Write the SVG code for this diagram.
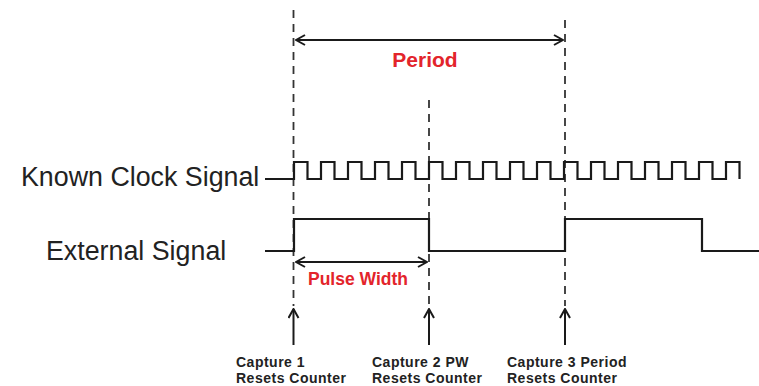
<svg xmlns="http://www.w3.org/2000/svg" width="759" height="386" viewBox="0 0 759 386">
<defs>
<style>
.lbl{font-family:"Liberation Sans",Arial,sans-serif;fill:#222;font-size:26.8px}
.red{font-family:"Liberation Sans",Arial,sans-serif;fill:#e3242b;font-weight:bold;text-anchor:middle}
.cap{font-family:"Liberation Sans",Arial,sans-serif;fill:#222;font-size:14px;font-weight:bold;letter-spacing:0.5px}
.dash{stroke:#333;stroke-width:1.8;stroke-dasharray:8 6;fill:none}
.wave{stroke:#1a1a1a;stroke-width:2.2;fill:none}
.arr{stroke:#1a1a1a;stroke-width:2;fill:none}
</style>
<marker id="ah" viewBox="0 0 12 12" refX="11" refY="6" markerWidth="12" markerHeight="12" markerUnits="userSpaceOnUse" orient="auto-start-reverse">
<path d="M2,1 L11,6 L2,11" fill="none" stroke="#1a1a1a" stroke-width="2"/>
</marker>
</defs>
<rect width="759" height="386" fill="#fff"/>
<g id="guides">
<line class="dash" x1="293.5" y1="10" x2="293.5" y2="306"/>
<line class="dash" x1="429" y1="100" x2="429" y2="306"/>
<line class="dash" x1="565" y1="20" x2="565" y2="306"/>
</g>
<g id="clock">
<text class="lbl" x="21" y="186">Known Clock Signal</text>
<path class="wave" d="M265,179 H294 V162 h13.5 V179 h13.5 V162 h13.5 V179 h13.5 V162 h13.5 V179 h13.5 V162 h13.5 V179 h13.5 V162 h13.5 V179 h13.5 V162 h13.5 V179 h13.5 V162 h13.5 V179 h13.5 V162 h13.5 V179 h13.5 V162 h13.5 V179 h13.5 V162 h13.5 V179 h13.5 V162 h13.5 V179 h13.5 V162 h13.5 V179 h13.5 V162 h13.5 V179 h13.5 V162 h13.5 V179 h13.5 V162 h13.5 V179 h13.5 V162 h13.5 V179 h13.5 V162 h13.5 V179"/>
</g>
<g id="external">
<text class="lbl" x="46" y="260">External Signal</text>
<path class="wave" stroke-width="2.5" d="M265,251 H294 V219 H429 V251 H565 V219 H702 V251 H759"/>
</g>
<g id="connectors">
<line class="arr" x1="296" y1="40" x2="563" y2="40" marker-start="url(#ah)" marker-end="url(#ah)"/>
<line class="arr" x1="296" y1="262" x2="427" y2="262" marker-start="url(#ah)" marker-end="url(#ah)"/>
<line class="arr" x1="293.5" y1="345" x2="293.5" y2="309" marker-end="url(#ah)"/>
<line class="arr" x1="429" y1="345" x2="429" y2="309" marker-end="url(#ah)"/>
<line class="arr" x1="565" y1="345" x2="565" y2="309" marker-end="url(#ah)"/>
</g>
<g id="period">
<text class="red" x="425" y="67" font-size="21">Period</text>
</g>
<g id="pulsewidth">
<text class="red" x="358" y="285" font-size="17.5">Pulse Width</text>
</g>
<g id="capture1">
<text class="cap" x="236" y="367">Capture 1</text>
<text class="cap" x="236" y="383">Resets Counter</text>
</g>
<g id="capture2">
<text class="cap" x="372" y="367">Capture 2 PW</text>
<text class="cap" x="372" y="383">Resets Counter</text>
</g>
<g id="capture3">
<text class="cap" x="507" y="367">Capture 3 Period</text>
<text class="cap" x="507" y="383">Resets Counter</text>
</g>
</svg>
────────────────────────────────────────
> _What the exercise asks_: Without including any picture, repeat the data exactly.

> _Task output_:
Write the SVG code for this diagram.
<svg xmlns="http://www.w3.org/2000/svg" width="759" height="386" viewBox="0 0 759 386">
<defs>
<style>
.lbl{font-family:"Liberation Sans",Arial,sans-serif;fill:#222;font-size:26.8px}
.red{font-family:"Liberation Sans",Arial,sans-serif;fill:#e3242b;font-weight:bold;text-anchor:middle}
.cap{font-family:"Liberation Sans",Arial,sans-serif;fill:#222;font-size:14px;font-weight:bold;letter-spacing:0.5px}
.dash{stroke:#333;stroke-width:1.8;stroke-dasharray:8 6;fill:none}
.wave{stroke:#1a1a1a;stroke-width:2.2;fill:none}
.arr{stroke:#1a1a1a;stroke-width:2;fill:none}
</style>
<marker id="ah" viewBox="0 0 12 12" refX="11" refY="6" markerWidth="12" markerHeight="12" markerUnits="userSpaceOnUse" orient="auto-start-reverse">
<path d="M2,1 L11,6 L2,11" fill="none" stroke="#1a1a1a" stroke-width="2"/>
</marker>
</defs>
<rect width="759" height="386" fill="#fff"/>
<g id="guides">
<line class="dash" x1="293.5" y1="10" x2="293.5" y2="306"/>
<line class="dash" x1="429" y1="100" x2="429" y2="306"/>
<line class="dash" x1="565" y1="20" x2="565" y2="306"/>
</g>
<g id="clock">
<text class="lbl" x="21" y="186">Known Clock Signal</text>
<path class="wave" d="M265,179 H294 V162 h13.5 V179 h13.5 V162 h13.5 V179 h13.5 V162 h13.5 V179 h13.5 V162 h13.5 V179 h13.5 V162 h13.5 V179 h13.5 V162 h13.5 V179 h13.5 V162 h13.5 V179 h13.5 V162 h13.5 V179 h13.5 V162 h13.5 V179 h13.5 V162 h13.5 V179 h13.5 V162 h13.5 V179 h13.5 V162 h13.5 V179 h13.5 V162 h13.5 V179 h13.5 V162 h13.5 V179 h13.5 V162 h13.5 V179 h13.5 V162 h13.5 V179 h13.5 V162 h13.5 V179"/>
</g>
<g id="external">
<text class="lbl" x="46" y="260">External Signal</text>
<path class="wave" stroke-width="2.5" d="M265,251 H294 V219 H429 V251 H565 V219 H702 V251 H759"/>
</g>
<g id="connectors">
<line class="arr" x1="296" y1="40" x2="563" y2="40" marker-start="url(#ah)" marker-end="url(#ah)"/>
<line class="arr" x1="296" y1="262" x2="427" y2="262" marker-start="url(#ah)" marker-end="url(#ah)"/>
<line class="arr" x1="293.5" y1="345" x2="293.5" y2="309" marker-end="url(#ah)"/>
<line class="arr" x1="429" y1="345" x2="429" y2="309" marker-end="url(#ah)"/>
<line class="arr" x1="565" y1="345" x2="565" y2="309" marker-end="url(#ah)"/>
</g>
<g id="period">
<text class="red" x="425" y="67" font-size="21">Period</text>
</g>
<g id="pulsewidth">
<text class="red" x="358" y="285" font-size="17.5">Pulse Width</text>
</g>
<g id="capture1">
<text class="cap" x="236" y="367">Capture 1</text>
<text class="cap" x="236" y="383">Resets Counter</text>
</g>
<g id="capture2">
<text class="cap" x="372" y="367">Capture 2 PW</text>
<text class="cap" x="372" y="383">Resets Counter</text>
</g>
<g id="capture3">
<text class="cap" x="507" y="367">Capture 3 Period</text>
<text class="cap" x="507" y="383">Resets Counter</text>
</g>
</svg>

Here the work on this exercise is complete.